Chelsea Gray's mood was easy to figure out early. Near the end of the first quarter, in which the Aces guard put five quick points on the board, she was called for a charge after putting her shoulder through Sue Bird. Gray earned herself a technical foul after uncorking a Draymond Green-esque performance of disagreement with the call. She was pissed.

Gray got through the rest of the game without getting into it with the referees again, but that boiling intensity never left her as she helped the Aces to a 78-73 win over the Storm, evening the semifinal series. She was redlined all night, but also in total control of everything that was happening on the court. It was her ability to combine postseason orneriness with high-level play that produced her sparkling stat line: 19 points, seven rebounds, seven assists, and a 61.5 field-goal percentage. She hustled after rebounds, flew after loose balls, and repeatedly tied up opponents for jump balls. She also orchestrated the Aces' offense to perfection, and when the passing lanes weren't there or the offensive sets stalled, she'd raise up from wherever she was standing.
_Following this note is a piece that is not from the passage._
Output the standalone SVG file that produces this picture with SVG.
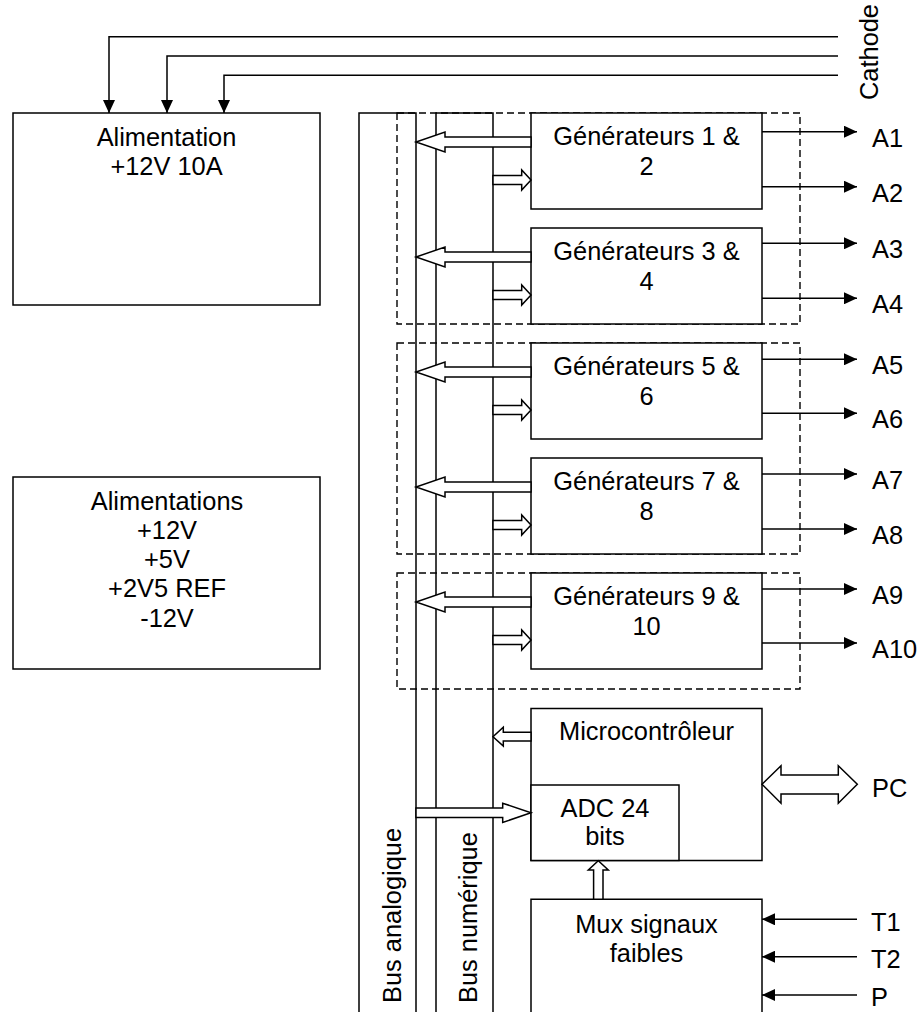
<svg xmlns="http://www.w3.org/2000/svg" width="920" height="1012" viewBox="0 0 920 1012">
<style>
text{font-family:"Liberation Sans",Arial,Helvetica,sans-serif;font-size:25.4px;fill:#000}
.c{text-anchor:middle}
.box{fill:#fff;stroke:#000;stroke-width:1.5}
.ln{fill:none;stroke:#000;stroke-width:1.5}
.dash{fill:none;stroke:#000;stroke-width:1.4;stroke-dasharray:7 4}
.big{fill:#fff;stroke:#000;stroke-width:1.5;stroke-linejoin:miter}
.thin{fill:none;stroke:#000;stroke-width:1.5;marker-end:url(#ah)}
</style>
<defs>
<marker id="ah" markerUnits="userSpaceOnUse" markerWidth="14" markerHeight="12" refX="13" refY="6" orient="auto">
<path d="M0,0 L13,6 L0,12 z" fill="#000"/>
</marker>
</defs>
<rect width="920" height="1012" fill="#fff"/>

<g id="groups">
<rect class="dash" x="397" y="113" width="403" height="211"/>
<rect class="dash" x="397" y="343" width="403" height="211"/>
<rect class="dash" x="397" y="573" width="403" height="116"/>
</g>

<g id="bus-analogique">
<path class="ln" d="M359,1015 V113 H416 V1015"/>
<text transform="translate(400.5,1003) rotate(-90)">Bus analogique</text>
</g>
<g id="bus-numerique">
<path class="ln" d="M436,1015 V113 H493 V1015"/>
<text transform="translate(476.5,1003) rotate(-90)">Bus numérique</text>
</g>

<g id="alim1">
<rect class="box" x="13" y="113" width="307" height="192"/>
<text class="c" x="166.5" y="145.5">Alimentation</text>
<text class="c" x="166.5" y="175">+12V 10A</text>
</g>

<g id="alim2">
<rect class="box" x="13" y="477" width="307" height="192"/>
<text class="c" x="167" y="510">Alimentations</text>
<text class="c" x="167" y="539">+12V</text>
<text class="c" x="167" y="568.3">+5V</text>
<text class="c" x="167" y="597.3">+2V5 REF</text>
<text class="c" x="167" y="626.7">-12V</text>
</g>

<g id="gen12">
<rect class="box" x="531" y="113" width="231" height="96"/>
<text class="c" x="646.5" y="145">Générateurs 1 &amp;</text>
<text class="c" x="646.5" y="175">2</text>
</g>
<g id="gen34">
<rect class="box" x="531" y="228" width="231" height="96"/>
<text class="c" x="646.5" y="260">Générateurs 3 &amp;</text>
<text class="c" x="646.5" y="290">4</text>
</g>
<g id="gen56">
<rect class="box" x="531" y="343" width="231" height="96"/>
<text class="c" x="646.5" y="375">Générateurs 5 &amp;</text>
<text class="c" x="646.5" y="405">6</text>
</g>
<g id="gen78">
<rect class="box" x="531" y="458" width="231" height="96"/>
<text class="c" x="646.5" y="490">Générateurs 7 &amp;</text>
<text class="c" x="646.5" y="520">8</text>
</g>
<g id="gen910">
<rect class="box" x="531" y="573" width="231" height="96"/>
<text class="c" x="646.5" y="605">Générateurs 9 &amp;</text>
<text class="c" x="646.5" y="635">10</text>
</g>

<g id="micro">
<rect class="box" x="531" y="708.5" width="231" height="152"/>
<text class="c" x="646.5" y="740">Microcontrôleur</text>
</g>
<g id="adc">
<rect class="box" x="531" y="785" width="148" height="75.5"/>
<text class="c" x="605" y="816.7">ADC 24</text>
<text class="c" x="605" y="845">bits</text>
</g>
<g id="mux">
<path class="box" d="M531,1015 V899.3 H762 V1015"/>
<text class="c" x="646.5" y="932.7">Mux signaux</text>
<text class="c" x="646.5" y="961.7">faibles</text>
</g>

<g id="connectors">
<path class="thin" d="M838,36.7 H109 V113"/>
<path class="thin" d="M838,56 H167 V113"/>
<path class="thin" d="M838,75.3 H224 V113"/>
<path class="thin" d="M762,131.7 H857"/>
<path class="thin" d="M762,186.7 H857"/>
<path class="thin" d="M762,243.3 H857"/>
<path class="thin" d="M762,298.3 H857"/>
<path class="thin" d="M762,359.3 H857"/>
<path class="thin" d="M762,413.3 H857"/>
<path class="thin" d="M762,474 H857"/>
<path class="thin" d="M762,529 H857"/>
<path class="thin" d="M762,589 H857"/>
<path class="thin" d="M762,643 H857"/>
<path class="thin" d="M857,919.3 H762"/>
<path class="thin" d="M857,956.7 H762"/>
<path class="thin" d="M857,995 H762"/>
<path class="big" d="M531,137 H445 V132 L416,142 L445,152 V147 H531 Z"/>
<path class="big" d="M531,252 H445 V247 L416,257 L445,267 V262 H531 Z"/>
<path class="big" d="M531,367 H445 V362 L416,372 L445,382 V377 H531 Z"/>
<path class="big" d="M531,482 H445 V477 L416,487 L445,497 V492 H531 Z"/>
<path class="big" d="M531,597 H445 V592 L416,602 L445,612 V607 H531 Z"/>
<path class="big" d="M493,175.5 H521.7 V170 L531,180 L521.7,190 V184.5 H493 Z"/>
<path class="big" d="M493,290.5 H521.7 V285 L531,295 L521.7,305 V299.5 H493 Z"/>
<path class="big" d="M493,405.5 H521.7 V400 L531,410 L521.7,420 V414.5 H493 Z"/>
<path class="big" d="M493,520.5 H521.7 V515 L531,525 L521.7,535 V529.5 H493 Z"/>
<path class="big" d="M493,635.5 H521.7 V630 L531,640 L521.7,650 V644.5 H493 Z"/>
<path class="big" d="M531,732.3 H503.3 V727.3 L493,736.7 L503.3,746 V741 H531 Z"/>
<path class="big" d="M416,808 H502.7 V803.2 L531,812.7 L502.7,822.5 V817.5 H416 Z"/>
<path class="big" d="M593.6,899.3 V870 H588.3 L598.3,860.7 L608.3,870 H603 V899.3 Z"/>
<path class="big" d="M762,784.3 L781,765.7 V775 H838.3 V765.7 L857.3,784.3 L838.3,803.3 V794 H781 V803.3 Z"/>
</g>

<g id="labels">
<text transform="translate(877.5,100) rotate(-90)">Cathode</text>
<text x="872" y="146.7">A1</text>
<text x="872" y="201.7">A2</text>
<text x="872" y="258.3">A3</text>
<text x="872" y="313.3">A4</text>
<text x="872" y="374.3">A5</text>
<text x="872" y="428.3">A6</text>
<text x="872" y="489">A7</text>
<text x="872" y="544">A8</text>
<text x="872" y="604">A9</text>
<text x="872" y="658">A10</text>
<text x="872" y="796.7">PC</text>
<text x="871" y="930.7">T1</text>
<text x="871" y="968.3">T2</text>
<text x="871" y="1006">P</text>
</g>
</svg>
Has Chelsea Gray ever missed a jumper? If you've watched her at all in these playoffs, it doesn't seem like she has. She's shooting 66.7 percent from the floor through four playoff games and has made 13 of her 20 three-pointers. These aren't open spot-ups from the corner, either. Gray constantly has the ball in her hand, and when she shoots it's often because whatever action the Aces were trying to run has failed, and someone needs to shoot before the 24 seconds run out. Her typical jumper looks like this:

Or this:

Basketball pundits like to talk a lot about "winning players," particularly during the playoffs. It tends to be an empty descriptor, as it either states the obvious (yes, we all know Candace Parker is a winning player) or patronizes some schmuck in service of demonstrating the pundit's deeper basketball knowledge (do not speak to me about Patrick Beverley, sir). But for Gray, the label is apt. She didn't make the all-star team this season, but she's indispensable to the most efficient offense in the league.
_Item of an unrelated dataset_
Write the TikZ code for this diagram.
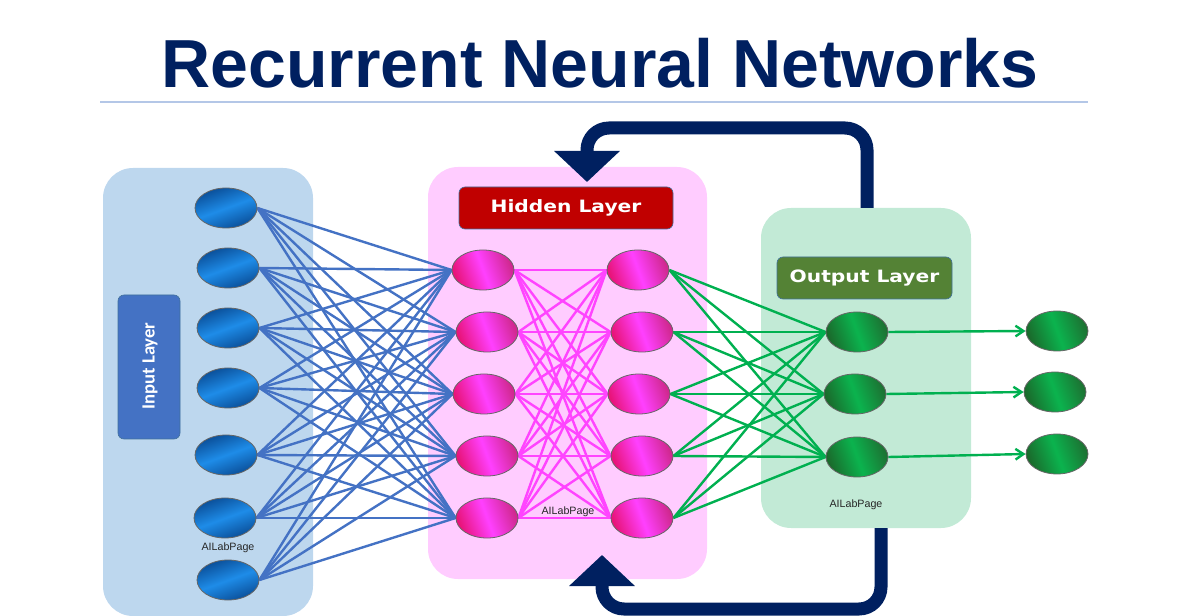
\documentclass[tikz,border=0pt]{standalone}
\usepackage{fontspec}
\setmainfont{Liberation Sans}
\newfontfamily\labfont[FakeStretch=1.19]{DejaVu Sans}
\newfontfamily\inpfont{Carlito}
\usetikzlibrary{shapes.geometric,arrows.meta}
\pgfdeclarelayer{bg}\pgfdeclarelayer{wires}
\pgfsetlayers{bg,wires,main}
\definecolor{navy}{HTML}{002060}
\definecolor{rulec}{HTML}{B4C7E7}
\definecolor{inpanelc}{HTML}{BDD7EE}
\definecolor{hidpanelc}{HTML}{FFCCFF}
\definecolor{outpanelc}{HTML}{C2EAD6}
\definecolor{inlabc}{HTML}{4472C4}
\definecolor{hidlabc}{HTML}{C00000}
\definecolor{outlabc}{HTML}{548235}
\definecolor{labedge}{HTML}{41719C}
\definecolor{bluew}{HTML}{4472C4}
\definecolor{magw}{HTML}{FF44FF}
\definecolor{greenw}{HTML}{00B050}
\definecolor{bdark}{HTML}{0A4E98}
\definecolor{blight}{HTML}{1E8CE8}
\definecolor{pdark}{HTML}{E8147A}
\definecolor{plight}{HTML}{FF40FF}
\definecolor{pright}{HTML}{D0288F}
\definecolor{gdark}{HTML}{1A6B2C}
\definecolor{glight}{HTML}{0BB34E}
\definecolor{gright}{HTML}{1C7333}
\begin{document}
\begin{tikzpicture}[x=0.75pt,y=-0.75pt,
  panel/.style={rounded corners=22.5pt,inner sep=0pt,draw=none},
  labbox/.style={rounded corners=4.5pt,inner sep=0pt,draw=labedge,line width=0.5pt,text=white},
  neuron/.style={ellipse,minimum width=46.5pt,minimum height=30pt,inner sep=0pt,draw=black!60,line width=0.6pt},
  bluen/.style={neuron,top color=bdark,bottom color=bdark,middle color=blight,shading angle=20},
  pinkn/.style={neuron,left color=pdark,right color=pright,middle color=plight,shading angle=110},
  greenn/.style={neuron,left color=gdark,right color=gright,middle color=glight,shading angle=110},
  wire/.style={line width=1.8pt},
  loopline/.style={draw=navy,line width=9.75pt,rounded corners=16.5pt,-{Triangle[width=48pt,length=23.25pt]}},
  wm/.style={font=\fontsize{8pt}{9pt}\selectfont,text=black!85,inner sep=0pt}
]
\useasboundingbox (0,0) rectangle (1200,616);
% title
\node[anchor=base,text=navy,inner sep=0pt,font=\fontsize{51pt}{60pt}\selectfont\bfseries] (title) at (600,88) {Recurrent Neural Networks};
\coordinate (rl) at (100,102);
\coordinate (rr) at (1088,102);
\draw[rulec,line width=0.9pt] (rl) -- (rr);
% panels
\begin{pgfonlayer}{bg}
\node[panel,fill=inpanelc,minimum width=157.5pt,minimum height=336pt] (inpanel) at (208,392) {};
\node[panel,fill=hidpanelc,minimum width=209.25pt,minimum height=309pt] (hidpanel) at (567.5,373) {};
\node[panel,fill=outpanelc,minimum width=157.5pt,minimum height=240pt] (outpanel) at (866,368) {};
\end{pgfonlayer}
% labels
\node[labbox,fill=inlabc,minimum width=46.5pt,minimum height=108pt] (inlab) at (149,367) {};
\node[text=white,rotate=90,inner sep=0pt,font=\inpfont\bfseries\fontsize{14pt}{16pt}\selectfont] (intxt) at (150,366) {Input Layer};
\node[labbox,fill=hidlabc,minimum width=160.5pt,minimum height=31.5pt,font=\labfont\bfseries\fontsize{12.75pt}{14pt}\selectfont] (hidlab) at (566,208) {\raisebox{-1.5pt}{Hidden Layer}};
\node[labbox,fill=outlabc,minimum width=131.25pt,minimum height=31.5pt,font=\labfont\bfseries\fontsize{12.75pt}{14pt}\selectfont] (outlab) at (864.5,278) {\raisebox{-1.5pt}{Output Layer}};
% neurons
\node[bluen] (i1) at (226,208) {};
\node[bluen] (i2) at (228,268) {};
\node[bluen] (i3) at (228,328) {};
\node[bluen] (i4) at (228,388) {};
\node[bluen] (i5) at (226,455) {};
\node[bluen] (i6) at (225,518) {};
\node[bluen] (i7) at (228,580) {};
\node[pinkn] (h1) at (483,270) {};
\node[pinkn] (h2) at (487,332) {};
\node[pinkn] (h3) at (484,394) {};
\node[pinkn] (h4) at (487,456) {};
\node[pinkn] (h5) at (487,518) {};
\node[pinkn] (k1) at (638,270) {};
\node[pinkn] (k2) at (642,332) {};
\node[pinkn] (k3) at (639,394) {};
\node[pinkn] (k4) at (642,456) {};
\node[pinkn] (k5) at (642,518) {};
\node[greenn] (o1) at (857,332) {};
\node[greenn] (o2) at (855,394) {};
\node[greenn] (o3) at (857,457) {};
\node[greenn] (f1) at (1057,331) {};
\node[greenn] (f2) at (1055,392) {};
\node[greenn] (f3) at (1057,454) {};
% watermarks
\node[wm] (w1) at (228,548) {AILabPage};
\node[wm] (w2) at (568,512) {AILabPage};
\node[wm] (w3) at (856,505) {AILabPage};
% wires
\begin{pgfonlayer}{wires}
\foreach \a in {1,...,7}{\foreach \b in {1,...,5}{\draw[wire,bluew] (i\a.east) -- (h\b.west);}}
\foreach \a in {1,...,5}{\foreach \b in {1,...,5}{\draw[wire,magw] (h\a.east) -- (k\b.west);}}
\foreach \a in {1,...,5}{\foreach \b in {1,...,3}{\draw[wire,greenw] (k\a.east) -- (o\b.west);}}
\foreach \a in {1,2,3}{\draw[wire,greenw,-{Straight Barb[length=6pt,width=8pt]}] (o\a.east) -- (f\a.west);}
% recurrent loops
\coordinate (t0) at (867,208);
\coordinate (t1) at (867,128);
\coordinate (t2) at (587,128);
\coordinate (t3) at (587,182);
\draw[loopline] (t0) -- (t1) -- (t2) -- (t3);
\coordinate (b0) at (881,528);
\coordinate (b1) at (881,609);
\coordinate (b2) at (602,609);
\coordinate (b3) at (602,555);
\draw[loopline] (b0) -- (b1) -- (b2) -- (b3);
\end{pgfonlayer}
\end{tikzpicture}
\end{document}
"Winning player" means less when assigned to A'ja Wilson, the best player on the Aces last night and most nights, who scored 33 damn points and grabbed 13 damn rebounds. Of course the 2020 MVP was crucial to Vegas's win. But Wilson was able to score like that largely thanks to Gray, who set the game to her tempo and never fell out of rhythm.

I wonder how it feels to be Breanna Stewart, who met Wilson in their clash-of-MVP-frontrunners with 32 points in Game 2, but didn't get the same kind of help from her teammates. Jewell Loyd can burn up a game with some timely shooting, but she's also just as capable of going 2-for-10 from the floor and losing her shoe on a pass. Sue Bird can still run an offense, but she's also 41. You may have heard about this. The Aces are supposed to be the team with depth issues, but Stewart looked pretty lonely last night. She could've used someone like Chelsea Gray.